A centralised digital pathology system implemented by the Northern Cancer Alliance is set to speed up cancer diagnosis for patients at nine hospitals by giving clinicians a single view of records and slides, regardless of location.
By Piers Ford
07:24 AM

The Northern Cancer Alliance aims to improve cancer survival rates across the North East of England and North Cumbria with an integrated digital pathology system that will see scanned pathology slides delivered to a centralised data repository via PACS for the first time.

The consortium has signed a five-year contract with Sectra for the delivery of a platform that will enable 115 pathologists at nine hospitals to instantly access and share images and information between departments and locations.

With an annual average of 300,000 examinations conducted between them, pathologists will be able to access all images produced across the alliance and get a consolidated view of a patient record from a single interface. Clinicians working anywhere within the consortium will be able to ask for second opinions and hold multi-disciplinary team meetings.

WHAT'S THE IMPACT?

As well as giving pathologists digital access to current and historical images from anywhere and at any time, the digital solution will provide them with assistance at critical decision points, such as grading or doing more precise measurements.

It will also enable image analysis, reducing variation and improving the precision of tasks such as cell counting. Digital access will further facilitate second opinions, external reading resources, specialist consultations and regional MDT case review meetings.

Dr Paul Barrett, histopathologist at County Durham and Darlington NHS Foundation Trust and co-clinical lead of the project, said the development represents the biggest and most exciting chance to the way cellular pathologists work in a generation.
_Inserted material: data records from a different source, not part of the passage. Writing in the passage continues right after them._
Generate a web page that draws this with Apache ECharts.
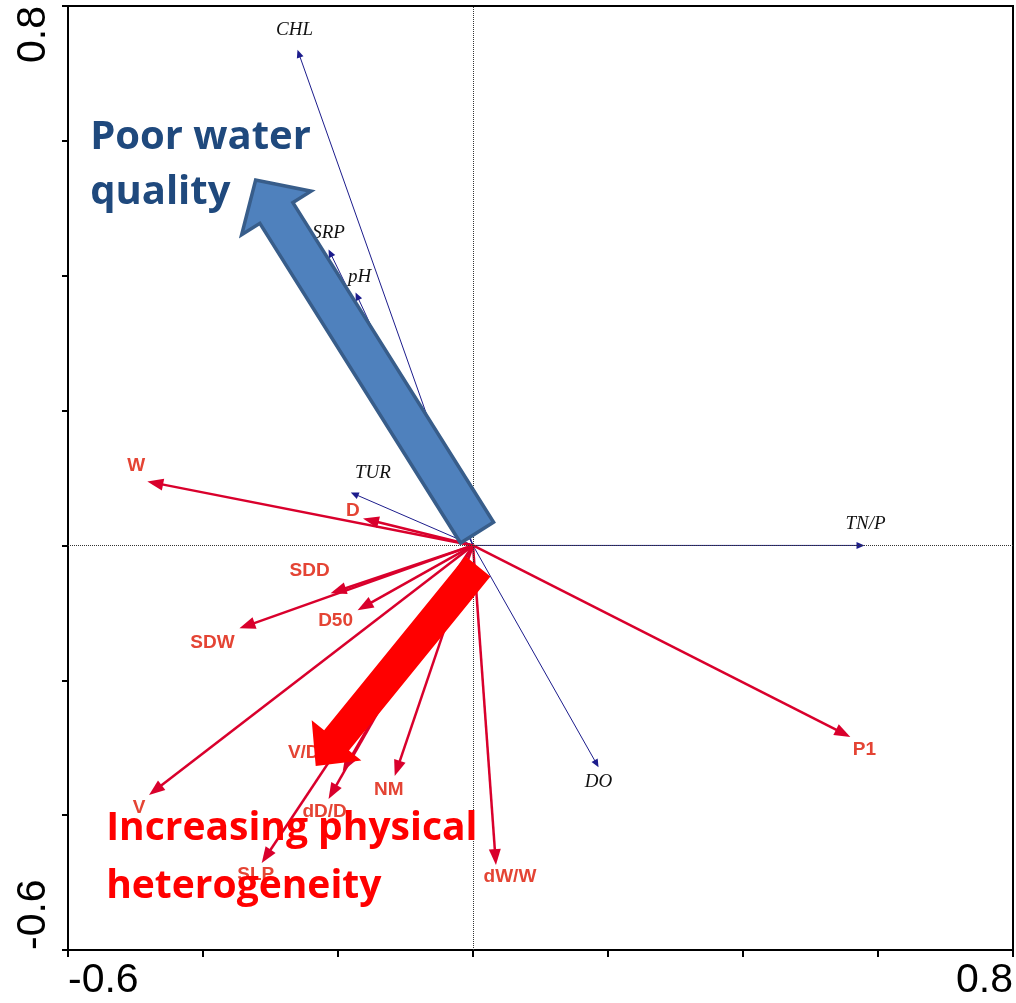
<!DOCTYPE html>
<html>
<head>
<meta charset="utf-8">
<script src="https://cdn.jsdelivr.net/npm/echarts@6/dist/echarts.min.js"></script>
<style>
html,body{margin:0;padding:0;background:#fff;}
#chart{width:1016px;height:1003px;}
</style>
</head>
<body>
<div id="chart"></div>
<script>
// ---- Data ----
const envNames = ['CHL', 'SRP', 'pH', 'TUR', 'TN/P', 'DO'];
const envX = [-0.260, -0.214, -0.174, -0.181, 0.580, 0.186];
const envY = [0.735, 0.439, 0.375, 0.0785, 0.0, -0.329];

const physNames = ['W', 'D', 'SDD', 'D50', 'SDW', 'V', 'V/D', 'dD/D', 'SLP', 'NM', 'dW/W', 'P1'];
const physX = [-0.4825, -0.163, -0.211, -0.171, -0.346, -0.480, -0.193, -0.214, -0.313, -0.116, 0.034, 0.559];
const physY = [0.0948, 0.040, -0.071, -0.096, -0.123, -0.370, -0.335, -0.376, -0.471, -0.342, -0.474, -0.284];

// big summary arrows
const bigArrowNames = ['Poor water quality', 'Increasing physical heterogeneity'];
const bigArrowFromX = [0.006, 0.0074];
const bigArrowFromY = [0.019, -0.031];
const bigArrowToX = [-0.322, -0.233];
const bigArrowToY = [0.542, -0.327];

// annotation texts, anchored at their top-left corner in data units
const noteTexts = ['Poor water\nquality', 'Increasing physical\nheterogeneity'];
const noteX = [-0.5672, -0.5435];
const noteY = [0.645, -0.3775];

const xTickShown = [-0.6, 0.8];
const yTickShown = [-0.6, 0.8];

// ---- Layout / style (label offsets in pixels from arrow tip) ----
const envLabelOffset = [[-3, -20], [0, -16], [4, -16], [22, -19], [1, -21], [0, 15]];
const physLabelOffset = [[-11, -16], [-10, -8], [-21, -23], [-22, 11], [-27, 14], [-10, 13],
                         [-39, -19], [-4, 13], [-6, 12], [-6, 14], [14, 12], [14, 13]];

function arrowRenderer(names, offsets, color, lw, headL, headW, labelFill, font) {
  return function (params, api) {
    const i = params.dataIndex;
    const p0 = api.coord([0, 0]);
    const p1 = api.coord([api.value(0), api.value(1)]);
    const dx = p1[0] - p0[0], dy = p1[1] - p0[1];
    const len = Math.hypot(dx, dy) || 1;
    const ux = dx / len, uy = dy / len;
    const nx = -uy, ny = ux;
    const bx = p1[0] - ux * headL, by = p1[1] - uy * headL;
    return {
      type: 'group',
      children: [
        { type: 'line', shape: { x1: p0[0], y1: p0[1], x2: bx + ux, y2: by + uy },
          style: { stroke: color, lineWidth: lw } },
        { type: 'polygon', shape: { points: [[p1[0], p1[1]], [bx + nx * headW, by + ny * headW], [bx - nx * headW, by - ny * headW]] },
          style: { fill: color } },
        { type: 'text', x: p1[0] + offsets[i][0], y: p1[1] + offsets[i][1],
          style: { text: names[i], fill: labelFill, font: font, align: 'center', verticalAlign: 'middle' } }
      ]
    };
  };
}

const bigStyles = [
  { fill: '#4f81bd', stroke: '#385d8a', lineWidth: 3.5, shaftHalf: 19.5, headHalf: 41, headLen: 39 },
  { fill: '#ff0000', stroke: null, lineWidth: 0, shaftHalf: 16, headHalf: 32, headLen: 33 }
];

function bigArrowRenderer(params, api) {
  const i = params.dataIndex;
  const s = bigStyles[i];
  const a = api.coord([api.value(0), api.value(1)]);
  const b = api.coord([api.value(2), api.value(3)]);
  const dx = b[0] - a[0], dy = b[1] - a[1];
  const len = Math.hypot(dx, dy);
  const ux = dx / len, uy = dy / len, nx = -uy, ny = ux;
  const hx = b[0] - ux * s.headLen, hy = b[1] - uy * s.headLen;
  const pts = [
    [a[0] + nx * s.shaftHalf, a[1] + ny * s.shaftHalf],
    [hx + nx * s.shaftHalf, hy + ny * s.shaftHalf],
    [hx + nx * s.headHalf, hy + ny * s.headHalf],
    [b[0], b[1]],
    [hx - nx * s.headHalf, hy - ny * s.headHalf],
    [hx - nx * s.shaftHalf, hy - ny * s.shaftHalf],
    [a[0] - nx * s.shaftHalf, a[1] - ny * s.shaftHalf]
  ];
  const style = { fill: s.fill };
  if (s.stroke) { style.stroke = s.stroke; style.lineWidth = s.lineWidth; style.lineJoin = 'miter'; }
  return { type: 'polygon', shape: { points: pts }, style: style };
}

const noteStyles = [
  { fill: '#1f497d', lineHeight: 55, fontSize: 40 },
  { fill: '#ff0000', lineHeight: 58, fontSize: 39 }
];
function noteRenderer(params, api) {
  const i = params.dataIndex;
  const p = api.coord([api.value(0), api.value(1)]);
  return {
    type: 'text', x: p[0], y: p[1],
    style: {
      text: noteTexts[i], fill: noteStyles[i].fill,
      fontFamily: 'Open Sans', fontWeight: 'bold', fontSize: noteStyles[i].fontSize,
      lineHeight: noteStyles[i].lineHeight, align: 'left', verticalAlign: 'top'
    }
  };
}

function isShown(v, list) { return list.some(t => Math.abs(t - v) < 1e-9); }
function fmt(v) { return (Math.round(v * 10) / 10).toFixed(1); }

const chart = echarts.init(document.getElementById('chart'), null, { renderer: 'canvas' });
chart.setOption({
  animation: false,
  backgroundColor: '#ffffff',
  grid: { left: 68, right: 3, top: 6, bottom: 53, show: true, borderColor: '#000', borderWidth: 2,
          backgroundColor: 'transparent', containLabel: false, outerBoundsMode: 'none' },
  xAxis: {
    type: 'value', min: -0.6, max: 0.8, interval: 0.2,
    axisLine: { show: true, onZero: false, lineStyle: { color: '#000', width: 2 } },
    axisTick: { show: true, inside: false, length: 7, lineStyle: { color: '#000', width: 2 } },
    splitLine: { show: false },
    axisLabel: {
      show: true, showMinLabel: true, showMaxLabel: true,
      alignMinLabel: 'left', alignMaxLabel: 'right',
      formatter: v => isShown(v, xTickShown) ? fmt(v) : '',
      fontFamily: 'Liberation Sans', fontSize: 41, color: '#000', margin: 10
    }
  },
  yAxis: {
    type: 'value', min: -0.6, max: 0.8, interval: 0.2,
    axisLine: { show: true, onZero: false, lineStyle: { color: '#000', width: 2 } },
    axisTick: { show: true, inside: false, length: 6, lineStyle: { color: '#000', width: 2 } },
    splitLine: { show: false },
    axisLabel: {
      show: true, rotate: 90, showMinLabel: true, showMaxLabel: true,
      alignMinLabel: 'left', alignMaxLabel: 'right',
      formatter: v => isShown(v, yTickShown) ? fmt(v) : '',
      fontFamily: 'Liberation Sans', fontSize: 41, color: '#000', margin: 14
    }
  },
  series: [
    {
      type: 'custom', name: 'env', coordinateSystem: 'cartesian2d', z: 3,
      encode: { x: 0, y: 1 },
      data: envX.map((x, i) => [x, envY[i]]),
      renderItem: arrowRenderer(envNames, envLabelOffset, '#1c1c8c', 1, 8, 3.5, '#111',
                                'italic 19px "Liberation Serif", "DejaVu Serif", serif'),
      markLine: {
        silent: true, symbol: ['none', 'none'], label: { show: false },
        lineStyle: { type: 'dotted', color: '#333', width: 1 },
        data: [{ xAxis: 0 }, { yAxis: 0 }]
      }
    },
    {
      type: 'custom', name: 'phys', coordinateSystem: 'cartesian2d', z: 4,
      encode: { x: 0, y: 1 },
      data: physX.map((x, i) => [x, physY[i]]),
      renderItem: arrowRenderer(physNames, physLabelOffset, '#d9002c', 2.5, 16, 6, '#e44434',
                                'bold 19px "Liberation Sans", Arial, sans-serif')
    },
    {
      type: 'custom', name: 'big', coordinateSystem: 'cartesian2d', z: 5,
      encode: { x: [0, 2], y: [1, 3] },
      data: bigArrowFromX.map((x, i) => [x, bigArrowFromY[i], bigArrowToX[i], bigArrowToY[i], bigArrowNames[i]]),
      renderItem: bigArrowRenderer
    },
    {
      type: 'custom', name: 'notes', coordinateSystem: 'cartesian2d', z: 6,
      encode: { x: 0, y: 1 },
      data: noteX.map((x, i) => [x, noteY[i]]),
      renderItem: noteRenderer
    }
  ]
});
</script>
</body>
</html>
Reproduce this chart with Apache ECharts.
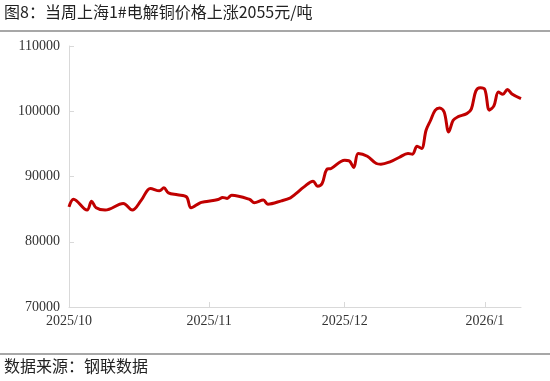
<!DOCTYPE html>
<html>
<head>
<meta charset="utf-8">
<script src="https://cdn.jsdelivr.net/npm/echarts@6/dist/echarts.min.js"></script>
<style>html,body{margin:0;padding:0;background:#fff;}#c{width:550px;height:381px;}</style>
</head>
<body>
<div id="c"></div>
<script>
var titleText = '图8：当周上海1#电解铜价格上涨2055元/吨';
var sourceText = '数据来源：钢联数据';
var dates = [
 '2025-10-01','2025-10-02','2025-10-05','2025-10-06','2025-10-07','2025-10-09','2025-10-13','2025-10-15',
 '2025-10-17','2025-10-19','2025-10-21','2025-10-22','2025-10-23','2025-10-25','2025-10-27','2025-10-28',
 '2025-10-30','2025-10-31','2025-11-03','2025-11-04','2025-11-05','2025-11-06','2025-11-10','2025-11-11',
 '2025-11-13','2025-11-14','2025-11-17','2025-11-19','2025-11-20','2025-11-22','2025-11-24','2025-11-25',
 '2025-11-26','2025-11-27','2025-11-28','2025-12-01','2025-12-02','2025-12-03','2025-12-04','2025-12-06',
 '2025-12-08','2025-12-09','2025-12-11','2025-12-13','2025-12-15','2025-12-16','2025-12-17','2025-12-18',
 '2025-12-19','2025-12-20','2025-12-21','2025-12-22','2025-12-23','2025-12-24','2025-12-25','2025-12-26',
 '2025-12-28','2025-12-29','2025-12-30','2025-12-31','2026-01-01','2026-01-02','2026-01-03','2026-01-04',
 '2026-01-05','2026-01-06','2026-01-07','2026-01-09'
];
var prices = [
 85350,86530,84850,86220,85200,84850,85850,84850,
 86380,88170,87800,88260,87500,87200,86880,85200,
 85970,86120,86480,86790,86640,87140,86480,85970,
 86380,85760,86270,86730,87250,88410,89290,88520,
 88930,91070,91230,92500,92400,91380,93530,93110,
 91990,91890,92240,92910,93530,93420,94640,94290,
 97090,98620,100150,100500,99890,96830,98620,99130,
 99640,100320,103080,103590,103330,100170,100820,102950,
 102600,103330,102650,101930
];
var xMin = '2025-10-01';
var xMax = '2026-01-09';
var yMin = 70000, yMax = 110000, yStep = 10000;

var chart = echarts.init(document.getElementById('c'), null, {renderer:'canvas'});
var seriesData = dates.map(function(d,i){ return [d, prices[i]]; });
chart.setOption({
  animation:false,
  backgroundColor:'#fff',
  grid:{left:69, right:29, top:46, bottom:74, containLabel:false},
  graphic:[
    {type:'text', left:4, top:4, style:{text:titleText, font:'16px "Noto Sans CJK SC"', fill:'#222'}},
    {type:'line', shape:{x1:0,y1:31,x2:550,y2:31}, style:{stroke:'#8a8a8a', lineWidth:1.5}},
    {type:'line', shape:{x1:0,y1:354,x2:550,y2:354}, style:{stroke:'#8a8a8a', lineWidth:1.5}},
    {type:'text', left:4, top:358, style:{text:sourceText, font:'16px "Noto Sans CJK SC"', fill:'#222'}}
  ],
  xAxis:{
    type:'time', min:xMin, max:xMax,
    minInterval: 28*24*3600*1000, maxInterval: 31*24*3600*1000,
    axisLine:{show:true, lineStyle:{color:'#d9d9d9', width:1}},
    axisTick:{show:true, inside:true, length:5, lineStyle:{color:'#d9d9d9'}},
    splitLine:{show:false},
    axisLabel:{formatter:'{yyyy}/{M}', fontFamily:'"Liberation Serif"', fontSize:14, color:'#333', margin:7, showMinLabel:true, showMaxLabel:false, hideOverlap:false}
  },
  yAxis:{
    type:'value', min:yMin, max:yMax, interval:yStep,
    axisLine:{show:true, lineStyle:{color:'#d9d9d9', width:1}},
    axisTick:{show:true, inside:true, length:5, lineStyle:{color:'#d9d9d9'}},
    splitLine:{show:false},
    axisLabel:{formatter:function(v){return String(v);}, fontFamily:'"Liberation Serif"', fontSize:14, color:'#333', margin:9}
  },
  series:[{
    type:'line', data:seriesData, smooth:0.35, showSymbol:false,
    lineStyle:{color:'#C00000', width:3}, itemStyle:{color:'#C00000'}
  }]
});
</script>
</body>
</html>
“Digital pathology will be an enabler for collaborative working across large geographic areas, streamlining pathology diagnostic decision making, particularly for cancer diagnosis and multidisciplinary team meeting discussions,” he said.

According to Alison Featherstone, Northern Cancer Alliance manager, the new system will also improve clinical safety, ensuring the best use of skilled pathology staff to achieve faster earlier cancer diagnosis.

“The system will support earlier diagnosis of cancers by using computer-aided algorithms that can highlight areas of images where cells are dividing rapidly and guide the clinicians to those areas for examination,” she said. “It will also enable more accurate measurement of and comparison of images using panoramic images.”

WHAT'S THE TREND?

While digital pathology has become widely used in research during the last decade, this is the first time it will be deployed on such an extensive regional scale. The system will use PACS-based reporting, integrated with local patient administration and Laboratory Information Management Systems (LIMS) to facilitate workload balancing across the consortium and equal access to specialists for all patients in the region.

In the long term, the system will be used to enable trusts to develop regional workflows, optimise use of available pathologists, develop best practice, and create structured reports to help extract information for analysis and research.

ON THE RECORD

Dr Sonali Natu, histopathologist at North Tees and Hartlepool NHS Foundation Trust and co-clinical lead of the project, said: “As an integrated health and care system, we need to move away from isolation and head towards integration. This platform will deliver a large part of that ambition for the patients we serve. The digital access to pathology images and digital tools for reviewing them will in the end translate into easier collaboration, more resilient services and improved patient care.”